Grow Companion

The First Permanent Hire

Extra hands only help when the work, standards and decision rights are clear enough for someone else to hold.

G_B6_FIRST_PERMANENT_HIRE — The First Permanent Hire

Quick Insight

Extra hands only help when the work, standards and decision rights are clear enough for someone else to hold.

Why This Decision Matters

People choices change cost, culture, legal duties and management load. The business may gain capacity, but it also gains responsibilities that cannot be handled well by vibes and a shared spreadsheet called final-final-v2. The reader is testing whether the business has recurring work, margin, management capacity and employer readiness before making the first permanent hire.

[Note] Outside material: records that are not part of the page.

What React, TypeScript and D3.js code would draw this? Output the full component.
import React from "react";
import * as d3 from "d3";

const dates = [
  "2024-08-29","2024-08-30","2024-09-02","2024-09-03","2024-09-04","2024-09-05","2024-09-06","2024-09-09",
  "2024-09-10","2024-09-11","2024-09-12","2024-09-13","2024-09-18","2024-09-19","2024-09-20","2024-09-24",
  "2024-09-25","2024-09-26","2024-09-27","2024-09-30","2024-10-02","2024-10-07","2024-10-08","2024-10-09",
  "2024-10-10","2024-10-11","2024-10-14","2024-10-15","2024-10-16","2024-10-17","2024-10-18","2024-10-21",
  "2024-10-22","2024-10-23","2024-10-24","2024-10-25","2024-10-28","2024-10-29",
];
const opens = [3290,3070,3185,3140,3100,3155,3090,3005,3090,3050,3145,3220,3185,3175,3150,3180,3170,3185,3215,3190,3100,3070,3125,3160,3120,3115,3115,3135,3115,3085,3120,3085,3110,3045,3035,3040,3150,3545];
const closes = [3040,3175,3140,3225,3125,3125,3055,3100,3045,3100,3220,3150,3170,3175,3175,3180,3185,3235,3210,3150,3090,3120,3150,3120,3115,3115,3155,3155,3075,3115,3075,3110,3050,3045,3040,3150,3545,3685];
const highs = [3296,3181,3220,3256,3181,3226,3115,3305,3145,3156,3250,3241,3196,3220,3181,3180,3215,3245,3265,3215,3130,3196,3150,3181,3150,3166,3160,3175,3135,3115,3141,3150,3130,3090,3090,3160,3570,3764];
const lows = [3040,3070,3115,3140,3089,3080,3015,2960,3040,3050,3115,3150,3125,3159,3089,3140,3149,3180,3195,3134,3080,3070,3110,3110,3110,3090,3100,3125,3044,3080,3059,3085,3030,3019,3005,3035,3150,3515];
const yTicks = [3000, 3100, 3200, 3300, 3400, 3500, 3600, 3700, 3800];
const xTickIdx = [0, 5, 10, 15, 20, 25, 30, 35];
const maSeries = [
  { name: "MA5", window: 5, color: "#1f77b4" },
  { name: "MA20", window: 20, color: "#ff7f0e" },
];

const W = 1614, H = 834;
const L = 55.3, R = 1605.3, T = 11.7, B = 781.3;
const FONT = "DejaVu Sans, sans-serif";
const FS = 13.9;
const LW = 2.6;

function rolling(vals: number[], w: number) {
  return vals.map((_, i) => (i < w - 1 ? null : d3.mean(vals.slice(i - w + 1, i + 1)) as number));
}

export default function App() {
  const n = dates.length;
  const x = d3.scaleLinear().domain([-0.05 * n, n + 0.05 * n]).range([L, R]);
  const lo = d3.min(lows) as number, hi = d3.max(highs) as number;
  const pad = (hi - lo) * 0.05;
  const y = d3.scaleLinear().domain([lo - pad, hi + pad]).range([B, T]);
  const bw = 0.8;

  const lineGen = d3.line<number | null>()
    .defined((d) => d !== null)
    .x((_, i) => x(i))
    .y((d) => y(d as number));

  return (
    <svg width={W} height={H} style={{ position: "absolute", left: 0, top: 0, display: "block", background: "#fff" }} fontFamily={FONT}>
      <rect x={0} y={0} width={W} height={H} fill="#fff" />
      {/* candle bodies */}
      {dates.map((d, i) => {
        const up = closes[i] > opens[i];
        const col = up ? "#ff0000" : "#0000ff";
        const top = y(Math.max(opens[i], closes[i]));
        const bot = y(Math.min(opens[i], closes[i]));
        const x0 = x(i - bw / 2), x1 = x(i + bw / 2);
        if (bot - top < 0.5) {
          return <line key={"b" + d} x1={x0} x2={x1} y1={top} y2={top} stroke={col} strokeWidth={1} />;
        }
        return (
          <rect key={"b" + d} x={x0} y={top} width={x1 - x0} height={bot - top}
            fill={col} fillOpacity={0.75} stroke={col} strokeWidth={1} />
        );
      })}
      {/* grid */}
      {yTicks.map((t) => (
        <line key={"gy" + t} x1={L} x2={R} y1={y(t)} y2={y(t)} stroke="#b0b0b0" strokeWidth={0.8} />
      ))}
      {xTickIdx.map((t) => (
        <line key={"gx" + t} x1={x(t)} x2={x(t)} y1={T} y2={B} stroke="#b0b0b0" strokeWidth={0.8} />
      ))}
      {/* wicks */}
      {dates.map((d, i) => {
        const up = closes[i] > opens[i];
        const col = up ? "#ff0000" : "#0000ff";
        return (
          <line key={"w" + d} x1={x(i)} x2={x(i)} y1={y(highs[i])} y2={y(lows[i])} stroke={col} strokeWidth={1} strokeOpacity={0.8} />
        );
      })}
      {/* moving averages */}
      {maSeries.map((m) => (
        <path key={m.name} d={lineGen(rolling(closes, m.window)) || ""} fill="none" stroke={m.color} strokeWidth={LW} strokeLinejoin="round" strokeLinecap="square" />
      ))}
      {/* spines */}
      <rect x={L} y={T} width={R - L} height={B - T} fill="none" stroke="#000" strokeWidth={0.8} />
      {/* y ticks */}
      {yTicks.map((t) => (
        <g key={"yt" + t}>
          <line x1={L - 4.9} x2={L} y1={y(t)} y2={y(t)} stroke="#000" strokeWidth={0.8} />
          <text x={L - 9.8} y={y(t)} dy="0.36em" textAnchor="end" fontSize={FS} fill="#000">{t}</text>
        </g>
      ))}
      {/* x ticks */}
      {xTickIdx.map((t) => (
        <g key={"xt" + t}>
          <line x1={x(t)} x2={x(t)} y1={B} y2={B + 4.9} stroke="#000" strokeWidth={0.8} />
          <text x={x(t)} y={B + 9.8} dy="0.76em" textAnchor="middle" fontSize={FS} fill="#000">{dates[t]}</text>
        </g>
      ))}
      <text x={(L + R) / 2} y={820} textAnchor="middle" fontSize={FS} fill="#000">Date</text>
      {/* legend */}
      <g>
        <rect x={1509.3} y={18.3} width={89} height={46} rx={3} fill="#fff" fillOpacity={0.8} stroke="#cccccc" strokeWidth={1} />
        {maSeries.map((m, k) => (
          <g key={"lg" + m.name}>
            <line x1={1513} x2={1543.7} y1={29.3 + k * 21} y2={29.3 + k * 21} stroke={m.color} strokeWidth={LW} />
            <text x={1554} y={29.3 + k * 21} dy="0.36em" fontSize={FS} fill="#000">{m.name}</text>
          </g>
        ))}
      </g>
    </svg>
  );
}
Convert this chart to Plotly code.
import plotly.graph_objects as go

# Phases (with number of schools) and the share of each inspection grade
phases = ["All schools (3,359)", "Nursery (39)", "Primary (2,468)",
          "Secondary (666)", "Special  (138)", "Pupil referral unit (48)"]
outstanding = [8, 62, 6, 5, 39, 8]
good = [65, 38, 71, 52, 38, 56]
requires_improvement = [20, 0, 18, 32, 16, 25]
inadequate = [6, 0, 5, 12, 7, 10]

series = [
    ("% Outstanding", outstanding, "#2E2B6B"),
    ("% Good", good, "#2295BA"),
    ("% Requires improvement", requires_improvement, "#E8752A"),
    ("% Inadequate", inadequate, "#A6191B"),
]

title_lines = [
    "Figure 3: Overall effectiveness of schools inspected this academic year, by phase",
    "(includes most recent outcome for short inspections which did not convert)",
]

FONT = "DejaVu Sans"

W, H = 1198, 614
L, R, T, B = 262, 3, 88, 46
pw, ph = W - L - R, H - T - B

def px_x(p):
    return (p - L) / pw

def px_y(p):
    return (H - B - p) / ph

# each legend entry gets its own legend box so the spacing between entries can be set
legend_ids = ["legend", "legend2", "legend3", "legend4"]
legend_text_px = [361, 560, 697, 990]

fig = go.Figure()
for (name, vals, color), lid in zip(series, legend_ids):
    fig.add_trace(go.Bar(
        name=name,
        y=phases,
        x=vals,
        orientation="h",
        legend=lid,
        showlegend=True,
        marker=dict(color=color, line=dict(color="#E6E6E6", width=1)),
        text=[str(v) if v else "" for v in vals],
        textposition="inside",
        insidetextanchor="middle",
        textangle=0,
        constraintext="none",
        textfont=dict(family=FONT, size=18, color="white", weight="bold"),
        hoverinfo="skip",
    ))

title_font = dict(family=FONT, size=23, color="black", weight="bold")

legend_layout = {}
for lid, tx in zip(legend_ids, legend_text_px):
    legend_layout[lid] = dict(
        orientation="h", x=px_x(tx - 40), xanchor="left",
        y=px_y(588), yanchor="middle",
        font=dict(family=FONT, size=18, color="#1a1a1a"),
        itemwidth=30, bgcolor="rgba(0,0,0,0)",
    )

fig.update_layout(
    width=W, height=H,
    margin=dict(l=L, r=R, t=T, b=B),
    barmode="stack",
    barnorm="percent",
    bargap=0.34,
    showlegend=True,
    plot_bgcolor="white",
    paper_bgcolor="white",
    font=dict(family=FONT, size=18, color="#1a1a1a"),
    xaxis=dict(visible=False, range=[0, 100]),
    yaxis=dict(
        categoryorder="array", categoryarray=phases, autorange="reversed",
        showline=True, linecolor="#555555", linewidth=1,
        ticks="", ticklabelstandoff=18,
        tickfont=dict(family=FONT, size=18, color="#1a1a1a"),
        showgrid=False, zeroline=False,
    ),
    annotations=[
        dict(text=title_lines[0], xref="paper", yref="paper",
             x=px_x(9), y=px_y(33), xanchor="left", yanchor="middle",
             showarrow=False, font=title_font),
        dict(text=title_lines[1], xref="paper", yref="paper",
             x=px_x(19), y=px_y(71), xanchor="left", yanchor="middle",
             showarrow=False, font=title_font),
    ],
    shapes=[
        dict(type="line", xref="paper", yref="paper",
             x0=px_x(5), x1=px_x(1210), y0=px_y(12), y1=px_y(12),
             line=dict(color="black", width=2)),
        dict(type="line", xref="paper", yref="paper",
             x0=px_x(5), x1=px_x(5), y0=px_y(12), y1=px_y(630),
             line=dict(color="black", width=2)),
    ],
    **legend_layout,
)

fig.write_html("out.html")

What Changes If You Get This Wrong

You may buy help that creates more management work, unclear status, poor handover or long-term obligations the business was not ready to carry.

Decision Archetype

Founder Hero Mode: assuming a person can absorb unclear work because the founder has been absorbing it for months.

Core Options

  • Systemise the work before adding people.
  • Use flexible external support for defined tasks.
  • Commit to employment only when recurring work and management capacity justify it.

Key Trade-offs

  • Flexibility versus continuity.
  • Lower commitment versus weaker organisational learning.
  • Capacity gained versus management load created.

Real-World Patterns

A first helper, contractor, agency or employee often inherits work that only exists inside the founder’s head. Good help needs a brief, standards and permission to make some decisions without waiting for a founder-shaped oracle.

Deeper Considerations

Long-term impact matters. Contractors can bring pace but may not keep knowledge inside the business. Agencies can bring capability but need active management. Permanent staff can build memory and culture but create ongoing duties.

Practical Decision Lens

Start with the section exercise:

Draft the role before drafting the advert:

  • Regular work: tasks that happen every week.
  • Decision rights: what the person can decide without the founder.
  • Training: what must be taught before standards are fair.
  • Cost: pay, payroll, pension, insurance, software and management time.
  • Success: what the person should improve after 30, 60 and 90 days.

Then ask:

  • What work is recurring?
  • What decision rights can be handed over?
  • What knowledge must stay inside the business?

UK-Specific Considerations

Employing someone brings legal duties. Check the step-by-step employer guidance, written-statement requirements, employers’ liability insurance and pension duties before the start date.